§ **EXERCISE TASK**:
Retype all material exactly. Pictures stay out of the copy.

Start PROVIDED MATERIAL

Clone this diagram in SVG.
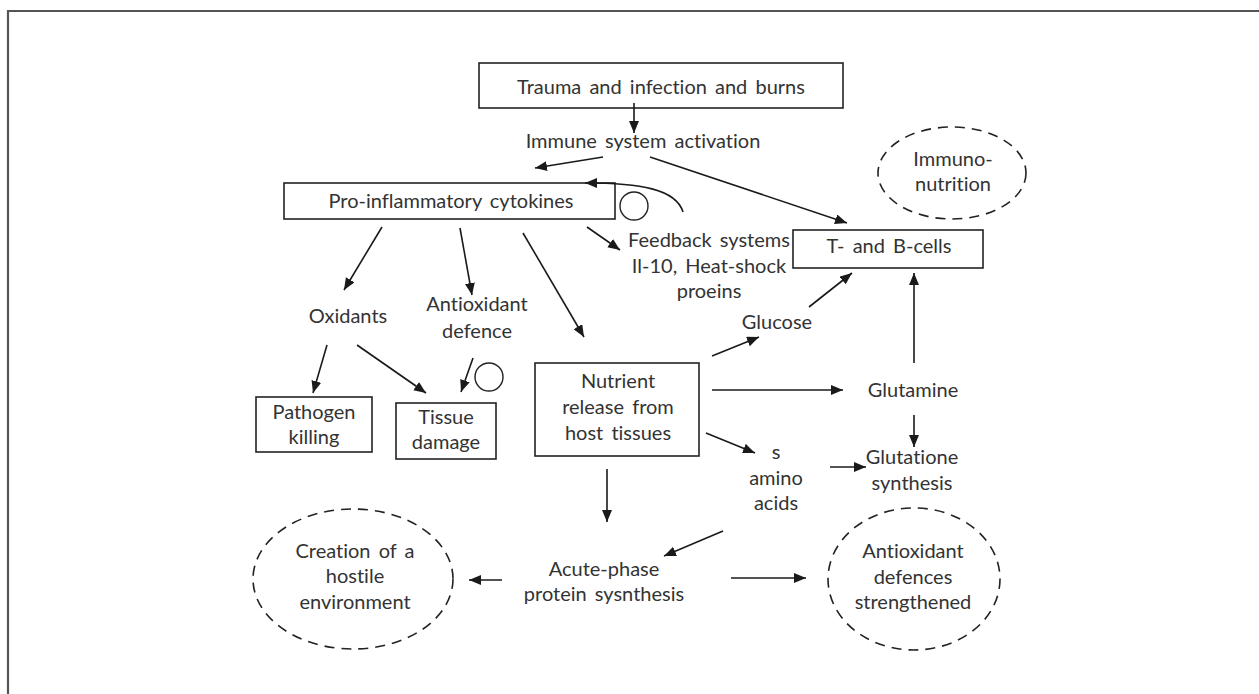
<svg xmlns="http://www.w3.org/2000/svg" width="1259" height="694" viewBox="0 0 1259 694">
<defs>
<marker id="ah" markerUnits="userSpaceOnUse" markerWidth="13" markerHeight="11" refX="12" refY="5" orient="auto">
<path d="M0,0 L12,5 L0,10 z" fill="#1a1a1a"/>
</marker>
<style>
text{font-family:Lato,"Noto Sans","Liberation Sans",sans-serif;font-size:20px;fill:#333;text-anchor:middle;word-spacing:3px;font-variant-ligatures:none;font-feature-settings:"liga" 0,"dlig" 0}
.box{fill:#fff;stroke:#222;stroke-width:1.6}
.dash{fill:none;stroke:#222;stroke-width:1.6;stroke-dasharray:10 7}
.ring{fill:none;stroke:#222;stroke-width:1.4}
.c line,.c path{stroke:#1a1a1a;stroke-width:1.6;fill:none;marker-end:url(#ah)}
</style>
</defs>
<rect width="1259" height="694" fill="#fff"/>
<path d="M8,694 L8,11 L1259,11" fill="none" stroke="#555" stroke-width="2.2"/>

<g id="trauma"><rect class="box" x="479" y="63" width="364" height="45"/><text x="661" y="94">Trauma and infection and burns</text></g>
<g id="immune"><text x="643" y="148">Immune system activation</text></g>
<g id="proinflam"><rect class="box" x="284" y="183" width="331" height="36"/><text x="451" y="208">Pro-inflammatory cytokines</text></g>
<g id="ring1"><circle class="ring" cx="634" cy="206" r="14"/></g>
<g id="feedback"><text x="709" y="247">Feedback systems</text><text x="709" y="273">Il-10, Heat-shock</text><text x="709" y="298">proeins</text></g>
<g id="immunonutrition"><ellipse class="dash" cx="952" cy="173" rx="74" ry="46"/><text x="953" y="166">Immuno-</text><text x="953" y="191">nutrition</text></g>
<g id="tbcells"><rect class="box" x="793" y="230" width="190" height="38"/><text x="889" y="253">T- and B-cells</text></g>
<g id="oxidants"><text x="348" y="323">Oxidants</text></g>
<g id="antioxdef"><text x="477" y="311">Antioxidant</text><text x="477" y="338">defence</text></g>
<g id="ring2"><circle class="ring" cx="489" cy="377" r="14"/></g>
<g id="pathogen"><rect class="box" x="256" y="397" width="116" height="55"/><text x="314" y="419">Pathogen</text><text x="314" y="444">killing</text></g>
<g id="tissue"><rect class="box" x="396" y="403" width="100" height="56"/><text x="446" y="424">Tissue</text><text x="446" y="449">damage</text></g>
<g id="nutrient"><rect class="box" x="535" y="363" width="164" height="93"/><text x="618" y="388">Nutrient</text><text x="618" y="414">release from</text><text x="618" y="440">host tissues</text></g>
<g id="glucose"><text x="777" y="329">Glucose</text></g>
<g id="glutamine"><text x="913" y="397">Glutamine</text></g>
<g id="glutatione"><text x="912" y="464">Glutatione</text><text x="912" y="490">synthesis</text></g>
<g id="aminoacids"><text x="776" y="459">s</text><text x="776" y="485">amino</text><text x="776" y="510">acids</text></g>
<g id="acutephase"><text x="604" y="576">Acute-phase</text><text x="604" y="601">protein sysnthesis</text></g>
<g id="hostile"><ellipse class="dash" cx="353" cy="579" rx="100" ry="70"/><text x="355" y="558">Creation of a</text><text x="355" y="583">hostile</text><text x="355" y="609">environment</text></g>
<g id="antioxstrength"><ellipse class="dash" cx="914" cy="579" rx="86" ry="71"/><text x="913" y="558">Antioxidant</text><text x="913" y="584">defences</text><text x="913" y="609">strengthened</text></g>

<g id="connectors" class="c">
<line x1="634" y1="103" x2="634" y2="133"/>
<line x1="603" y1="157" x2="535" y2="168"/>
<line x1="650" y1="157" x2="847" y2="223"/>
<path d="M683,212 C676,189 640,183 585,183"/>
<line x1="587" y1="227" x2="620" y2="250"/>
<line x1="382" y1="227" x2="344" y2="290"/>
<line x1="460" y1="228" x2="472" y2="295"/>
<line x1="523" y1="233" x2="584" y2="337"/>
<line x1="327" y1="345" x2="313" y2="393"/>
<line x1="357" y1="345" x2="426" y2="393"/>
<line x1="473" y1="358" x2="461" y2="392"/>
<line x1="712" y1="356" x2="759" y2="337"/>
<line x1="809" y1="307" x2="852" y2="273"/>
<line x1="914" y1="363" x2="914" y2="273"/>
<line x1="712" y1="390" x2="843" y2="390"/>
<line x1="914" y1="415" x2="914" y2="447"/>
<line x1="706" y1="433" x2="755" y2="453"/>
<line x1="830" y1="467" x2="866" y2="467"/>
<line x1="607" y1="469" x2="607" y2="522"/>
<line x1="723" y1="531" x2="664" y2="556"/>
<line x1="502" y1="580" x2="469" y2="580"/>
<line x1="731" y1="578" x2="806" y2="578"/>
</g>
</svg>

End PROVIDED MATERIAL

§ **TASK SOLUTION**:
Clone this diagram in SVG.
<svg xmlns="http://www.w3.org/2000/svg" width="1259" height="694" viewBox="0 0 1259 694">
<defs>
<marker id="ah" markerUnits="userSpaceOnUse" markerWidth="13" markerHeight="11" refX="12" refY="5" orient="auto">
<path d="M0,0 L12,5 L0,10 z" fill="#1a1a1a"/>
</marker>
<style>
text{font-family:Lato,"Noto Sans","Liberation Sans",sans-serif;font-size:20px;fill:#333;text-anchor:middle;word-spacing:3px;font-variant-ligatures:none;font-feature-settings:"liga" 0,"dlig" 0}
.box{fill:#fff;stroke:#222;stroke-width:1.6}
.dash{fill:none;stroke:#222;stroke-width:1.6;stroke-dasharray:10 7}
.ring{fill:none;stroke:#222;stroke-width:1.4}
.c line,.c path{stroke:#1a1a1a;stroke-width:1.6;fill:none;marker-end:url(#ah)}
</style>
</defs>
<rect width="1259" height="694" fill="#fff"/>
<path d="M8,694 L8,11 L1259,11" fill="none" stroke="#555" stroke-width="2.2"/>

<g id="trauma"><rect class="box" x="479" y="63" width="364" height="45"/><text x="661" y="94">Trauma and infection and burns</text></g>
<g id="immune"><text x="643" y="148">Immune system activation</text></g>
<g id="proinflam"><rect class="box" x="284" y="183" width="331" height="36"/><text x="451" y="208">Pro-inflammatory cytokines</text></g>
<g id="ring1"><circle class="ring" cx="634" cy="206" r="14"/></g>
<g id="feedback"><text x="709" y="247">Feedback systems</text><text x="709" y="273">Il-10, Heat-shock</text><text x="709" y="298">proeins</text></g>
<g id="immunonutrition"><ellipse class="dash" cx="952" cy="173" rx="74" ry="46"/><text x="953" y="166">Immuno-</text><text x="953" y="191">nutrition</text></g>
<g id="tbcells"><rect class="box" x="793" y="230" width="190" height="38"/><text x="889" y="253">T- and B-cells</text></g>
<g id="oxidants"><text x="348" y="323">Oxidants</text></g>
<g id="antioxdef"><text x="477" y="311">Antioxidant</text><text x="477" y="338">defence</text></g>
<g id="ring2"><circle class="ring" cx="489" cy="377" r="14"/></g>
<g id="pathogen"><rect class="box" x="256" y="397" width="116" height="55"/><text x="314" y="419">Pathogen</text><text x="314" y="444">killing</text></g>
<g id="tissue"><rect class="box" x="396" y="403" width="100" height="56"/><text x="446" y="424">Tissue</text><text x="446" y="449">damage</text></g>
<g id="nutrient"><rect class="box" x="535" y="363" width="164" height="93"/><text x="618" y="388">Nutrient</text><text x="618" y="414">release from</text><text x="618" y="440">host tissues</text></g>
<g id="glucose"><text x="777" y="329">Glucose</text></g>
<g id="glutamine"><text x="913" y="397">Glutamine</text></g>
<g id="glutatione"><text x="912" y="464">Glutatione</text><text x="912" y="490">synthesis</text></g>
<g id="aminoacids"><text x="776" y="459">s</text><text x="776" y="485">amino</text><text x="776" y="510">acids</text></g>
<g id="acutephase"><text x="604" y="576">Acute-phase</text><text x="604" y="601">protein sysnthesis</text></g>
<g id="hostile"><ellipse class="dash" cx="353" cy="579" rx="100" ry="70"/><text x="355" y="558">Creation of a</text><text x="355" y="583">hostile</text><text x="355" y="609">environment</text></g>
<g id="antioxstrength"><ellipse class="dash" cx="914" cy="579" rx="86" ry="71"/><text x="913" y="558">Antioxidant</text><text x="913" y="584">defences</text><text x="913" y="609">strengthened</text></g>

<g id="connectors" class="c">
<line x1="634" y1="103" x2="634" y2="133"/>
<line x1="603" y1="157" x2="535" y2="168"/>
<line x1="650" y1="157" x2="847" y2="223"/>
<path d="M683,212 C676,189 640,183 585,183"/>
<line x1="587" y1="227" x2="620" y2="250"/>
<line x1="382" y1="227" x2="344" y2="290"/>
<line x1="460" y1="228" x2="472" y2="295"/>
<line x1="523" y1="233" x2="584" y2="337"/>
<line x1="327" y1="345" x2="313" y2="393"/>
<line x1="357" y1="345" x2="426" y2="393"/>
<line x1="473" y1="358" x2="461" y2="392"/>
<line x1="712" y1="356" x2="759" y2="337"/>
<line x1="809" y1="307" x2="852" y2="273"/>
<line x1="914" y1="363" x2="914" y2="273"/>
<line x1="712" y1="390" x2="843" y2="390"/>
<line x1="914" y1="415" x2="914" y2="447"/>
<line x1="706" y1="433" x2="755" y2="453"/>
<line x1="830" y1="467" x2="866" y2="467"/>
<line x1="607" y1="469" x2="607" y2="522"/>
<line x1="723" y1="531" x2="664" y2="556"/>
<line x1="502" y1="580" x2="469" y2="580"/>
<line x1="731" y1="578" x2="806" y2="578"/>
</g>
</svg>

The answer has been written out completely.